Output the material word for word. Leave each picture out.
....
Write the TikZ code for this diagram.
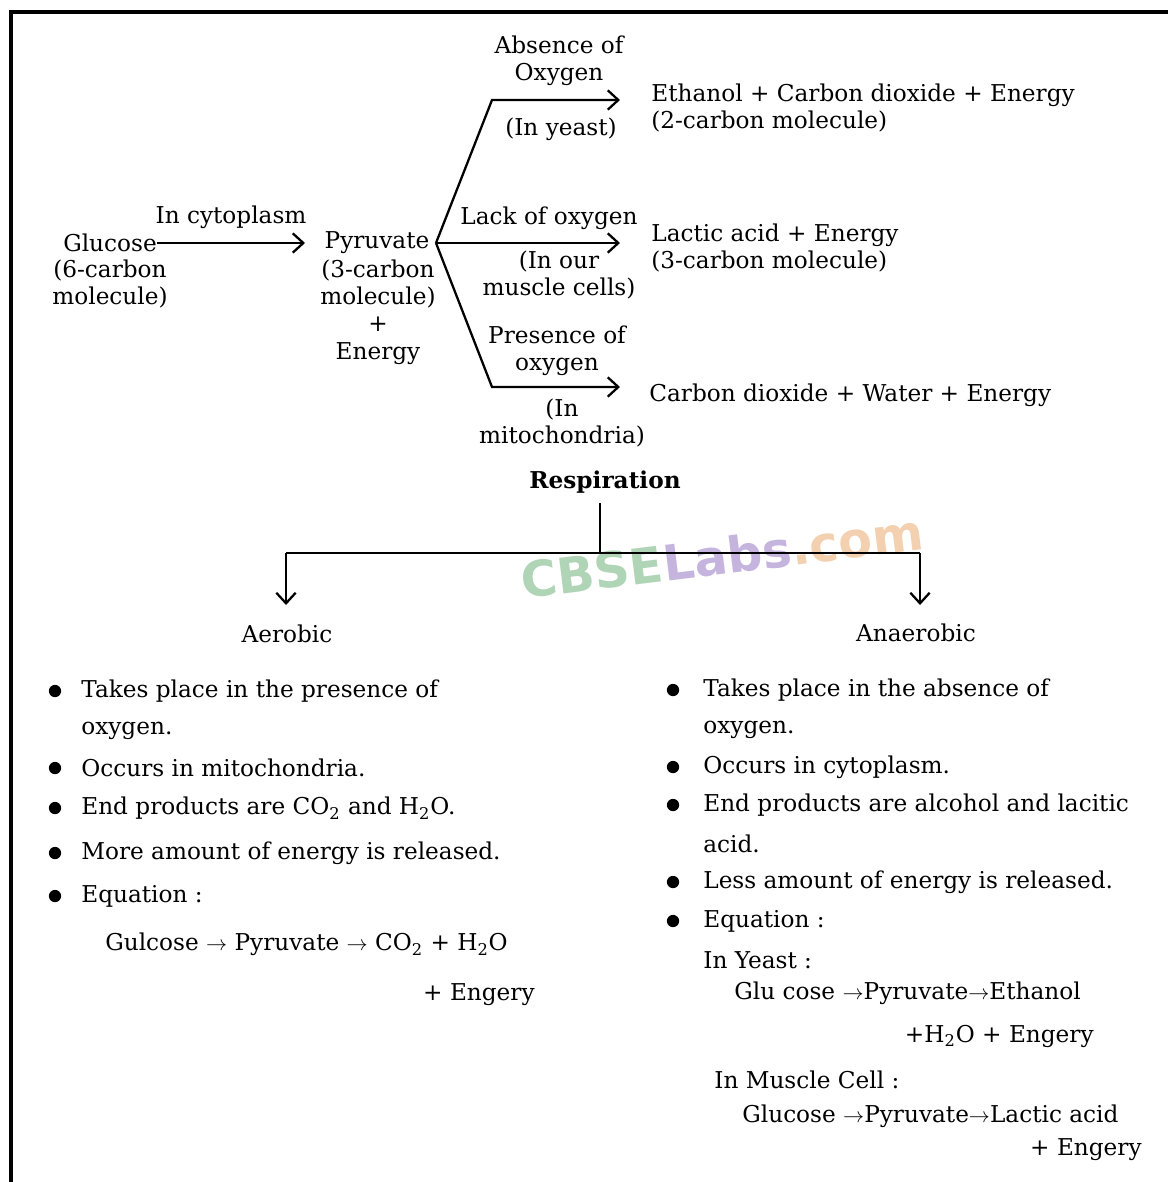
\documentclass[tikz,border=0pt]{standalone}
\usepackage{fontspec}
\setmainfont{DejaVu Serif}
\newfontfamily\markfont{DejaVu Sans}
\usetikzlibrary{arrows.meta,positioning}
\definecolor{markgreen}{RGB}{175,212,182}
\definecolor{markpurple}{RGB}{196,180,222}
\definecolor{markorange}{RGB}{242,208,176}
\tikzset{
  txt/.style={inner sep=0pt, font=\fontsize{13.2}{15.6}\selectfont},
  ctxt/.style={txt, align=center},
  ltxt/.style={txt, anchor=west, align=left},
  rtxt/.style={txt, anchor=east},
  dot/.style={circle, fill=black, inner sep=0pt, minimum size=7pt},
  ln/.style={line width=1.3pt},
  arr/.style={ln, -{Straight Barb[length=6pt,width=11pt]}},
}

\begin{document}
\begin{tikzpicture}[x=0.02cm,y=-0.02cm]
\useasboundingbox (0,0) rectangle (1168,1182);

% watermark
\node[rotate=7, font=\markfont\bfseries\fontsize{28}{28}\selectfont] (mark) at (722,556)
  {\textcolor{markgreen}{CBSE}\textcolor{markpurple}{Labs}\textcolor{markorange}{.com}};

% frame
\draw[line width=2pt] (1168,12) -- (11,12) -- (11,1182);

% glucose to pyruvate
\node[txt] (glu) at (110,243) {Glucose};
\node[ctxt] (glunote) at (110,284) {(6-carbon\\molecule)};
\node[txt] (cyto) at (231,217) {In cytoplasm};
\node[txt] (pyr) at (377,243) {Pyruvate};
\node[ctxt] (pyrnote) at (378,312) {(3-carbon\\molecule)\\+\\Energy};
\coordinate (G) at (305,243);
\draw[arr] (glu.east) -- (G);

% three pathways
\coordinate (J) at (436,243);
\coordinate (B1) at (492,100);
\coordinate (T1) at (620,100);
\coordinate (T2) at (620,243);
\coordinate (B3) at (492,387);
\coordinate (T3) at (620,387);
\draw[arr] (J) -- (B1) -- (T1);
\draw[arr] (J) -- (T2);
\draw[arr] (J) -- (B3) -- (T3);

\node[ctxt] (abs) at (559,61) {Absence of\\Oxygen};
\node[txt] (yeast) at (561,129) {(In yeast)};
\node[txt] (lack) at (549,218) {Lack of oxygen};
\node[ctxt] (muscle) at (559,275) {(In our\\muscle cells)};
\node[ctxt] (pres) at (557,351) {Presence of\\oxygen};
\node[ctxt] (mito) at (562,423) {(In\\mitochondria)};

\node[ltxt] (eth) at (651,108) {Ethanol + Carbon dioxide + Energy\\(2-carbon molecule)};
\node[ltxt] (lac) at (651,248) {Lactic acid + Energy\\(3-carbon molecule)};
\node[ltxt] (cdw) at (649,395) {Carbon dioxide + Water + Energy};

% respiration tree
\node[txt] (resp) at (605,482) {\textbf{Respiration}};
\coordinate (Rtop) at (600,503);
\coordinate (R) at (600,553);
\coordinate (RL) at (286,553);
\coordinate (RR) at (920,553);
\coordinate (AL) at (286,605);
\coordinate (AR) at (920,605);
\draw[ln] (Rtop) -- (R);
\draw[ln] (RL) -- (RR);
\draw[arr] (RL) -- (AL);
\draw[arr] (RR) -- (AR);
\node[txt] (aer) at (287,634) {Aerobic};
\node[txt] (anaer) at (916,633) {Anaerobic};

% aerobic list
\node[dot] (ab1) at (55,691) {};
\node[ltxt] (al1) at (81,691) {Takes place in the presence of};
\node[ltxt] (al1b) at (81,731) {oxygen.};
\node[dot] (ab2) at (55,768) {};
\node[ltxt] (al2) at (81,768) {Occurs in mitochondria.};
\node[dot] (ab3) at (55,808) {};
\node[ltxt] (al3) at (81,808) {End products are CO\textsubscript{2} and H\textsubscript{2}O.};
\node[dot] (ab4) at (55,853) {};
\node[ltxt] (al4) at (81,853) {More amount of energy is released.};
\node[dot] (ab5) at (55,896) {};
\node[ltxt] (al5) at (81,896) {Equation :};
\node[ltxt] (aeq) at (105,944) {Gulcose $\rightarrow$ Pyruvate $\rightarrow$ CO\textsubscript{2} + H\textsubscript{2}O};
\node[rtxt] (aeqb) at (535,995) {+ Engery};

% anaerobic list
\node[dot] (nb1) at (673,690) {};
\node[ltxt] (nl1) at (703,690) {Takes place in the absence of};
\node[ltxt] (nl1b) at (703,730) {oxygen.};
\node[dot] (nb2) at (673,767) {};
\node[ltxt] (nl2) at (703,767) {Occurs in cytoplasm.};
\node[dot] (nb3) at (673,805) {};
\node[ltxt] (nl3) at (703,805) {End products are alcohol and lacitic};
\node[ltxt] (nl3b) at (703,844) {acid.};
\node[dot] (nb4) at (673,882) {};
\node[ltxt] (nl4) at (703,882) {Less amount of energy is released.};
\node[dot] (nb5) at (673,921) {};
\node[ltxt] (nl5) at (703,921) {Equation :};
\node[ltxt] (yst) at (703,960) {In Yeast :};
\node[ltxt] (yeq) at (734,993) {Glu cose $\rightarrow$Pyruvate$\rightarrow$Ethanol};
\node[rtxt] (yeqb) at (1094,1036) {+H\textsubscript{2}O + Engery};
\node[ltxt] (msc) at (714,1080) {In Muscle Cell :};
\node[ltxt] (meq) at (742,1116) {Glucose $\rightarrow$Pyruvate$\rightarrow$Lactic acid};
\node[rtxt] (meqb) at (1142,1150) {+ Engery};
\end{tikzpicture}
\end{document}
....
The solution
Write the TikZ code for this diagram.
\documentclass[tikz,border=0pt]{standalone}
\usepackage{fontspec}
\setmainfont{DejaVu Serif}
\newfontfamily\markfont{DejaVu Sans}
\usetikzlibrary{arrows.meta,positioning}
\definecolor{markgreen}{RGB}{175,212,182}
\definecolor{markpurple}{RGB}{196,180,222}
\definecolor{markorange}{RGB}{242,208,176}
\tikzset{
  txt/.style={inner sep=0pt, font=\fontsize{13.2}{15.6}\selectfont},
  ctxt/.style={txt, align=center},
  ltxt/.style={txt, anchor=west, align=left},
  rtxt/.style={txt, anchor=east},
  dot/.style={circle, fill=black, inner sep=0pt, minimum size=7pt},
  ln/.style={line width=1.3pt},
  arr/.style={ln, -{Straight Barb[length=6pt,width=11pt]}},
}

\begin{document}
\begin{tikzpicture}[x=0.02cm,y=-0.02cm]
\useasboundingbox (0,0) rectangle (1168,1182);

% watermark
\node[rotate=7, font=\markfont\bfseries\fontsize{28}{28}\selectfont] (mark) at (722,556)
  {\textcolor{markgreen}{CBSE}\textcolor{markpurple}{Labs}\textcolor{markorange}{.com}};

% frame
\draw[line width=2pt] (1168,12) -- (11,12) -- (11,1182);

% glucose to pyruvate
\node[txt] (glu) at (110,243) {Glucose};
\node[ctxt] (glunote) at (110,284) {(6-carbon\\molecule)};
\node[txt] (cyto) at (231,217) {In cytoplasm};
\node[txt] (pyr) at (377,243) {Pyruvate};
\node[ctxt] (pyrnote) at (378,312) {(3-carbon\\molecule)\\+\\Energy};
\coordinate (G) at (305,243);
\draw[arr] (glu.east) -- (G);

% three pathways
\coordinate (J) at (436,243);
\coordinate (B1) at (492,100);
\coordinate (T1) at (620,100);
\coordinate (T2) at (620,243);
\coordinate (B3) at (492,387);
\coordinate (T3) at (620,387);
\draw[arr] (J) -- (B1) -- (T1);
\draw[arr] (J) -- (T2);
\draw[arr] (J) -- (B3) -- (T3);

\node[ctxt] (abs) at (559,61) {Absence of\\Oxygen};
\node[txt] (yeast) at (561,129) {(In yeast)};
\node[txt] (lack) at (549,218) {Lack of oxygen};
\node[ctxt] (muscle) at (559,275) {(In our\\muscle cells)};
\node[ctxt] (pres) at (557,351) {Presence of\\oxygen};
\node[ctxt] (mito) at (562,423) {(In\\mitochondria)};

\node[ltxt] (eth) at (651,108) {Ethanol + Carbon dioxide + Energy\\(2-carbon molecule)};
\node[ltxt] (lac) at (651,248) {Lactic acid + Energy\\(3-carbon molecule)};
\node[ltxt] (cdw) at (649,395) {Carbon dioxide + Water + Energy};

% respiration tree
\node[txt] (resp) at (605,482) {\textbf{Respiration}};
\coordinate (Rtop) at (600,503);
\coordinate (R) at (600,553);
\coordinate (RL) at (286,553);
\coordinate (RR) at (920,553);
\coordinate (AL) at (286,605);
\coordinate (AR) at (920,605);
\draw[ln] (Rtop) -- (R);
\draw[ln] (RL) -- (RR);
\draw[arr] (RL) -- (AL);
\draw[arr] (RR) -- (AR);
\node[txt] (aer) at (287,634) {Aerobic};
\node[txt] (anaer) at (916,633) {Anaerobic};

% aerobic list
\node[dot] (ab1) at (55,691) {};
\node[ltxt] (al1) at (81,691) {Takes place in the presence of};
\node[ltxt] (al1b) at (81,731) {oxygen.};
\node[dot] (ab2) at (55,768) {};
\node[ltxt] (al2) at (81,768) {Occurs in mitochondria.};
\node[dot] (ab3) at (55,808) {};
\node[ltxt] (al3) at (81,808) {End products are CO\textsubscript{2} and H\textsubscript{2}O.};
\node[dot] (ab4) at (55,853) {};
\node[ltxt] (al4) at (81,853) {More amount of energy is released.};
\node[dot] (ab5) at (55,896) {};
\node[ltxt] (al5) at (81,896) {Equation :};
\node[ltxt] (aeq) at (105,944) {Gulcose $\rightarrow$ Pyruvate $\rightarrow$ CO\textsubscript{2} + H\textsubscript{2}O};
\node[rtxt] (aeqb) at (535,995) {+ Engery};

% anaerobic list
\node[dot] (nb1) at (673,690) {};
\node[ltxt] (nl1) at (703,690) {Takes place in the absence of};
\node[ltxt] (nl1b) at (703,730) {oxygen.};
\node[dot] (nb2) at (673,767) {};
\node[ltxt] (nl2) at (703,767) {Occurs in cytoplasm.};
\node[dot] (nb3) at (673,805) {};
\node[ltxt] (nl3) at (703,805) {End products are alcohol and lacitic};
\node[ltxt] (nl3b) at (703,844) {acid.};
\node[dot] (nb4) at (673,882) {};
\node[ltxt] (nl4) at (703,882) {Less amount of energy is released.};
\node[dot] (nb5) at (673,921) {};
\node[ltxt] (nl5) at (703,921) {Equation :};
\node[ltxt] (yst) at (703,960) {In Yeast :};
\node[ltxt] (yeq) at (734,993) {Glu cose $\rightarrow$Pyruvate$\rightarrow$Ethanol};
\node[rtxt] (yeqb) at (1094,1036) {+H\textsubscript{2}O + Engery};
\node[ltxt] (msc) at (714,1080) {In Muscle Cell :};
\node[ltxt] (meq) at (742,1116) {Glucose $\rightarrow$Pyruvate$\rightarrow$Lactic acid};
\node[rtxt] (meqb) at (1142,1150) {+ Engery};
\end{tikzpicture}
\end{document}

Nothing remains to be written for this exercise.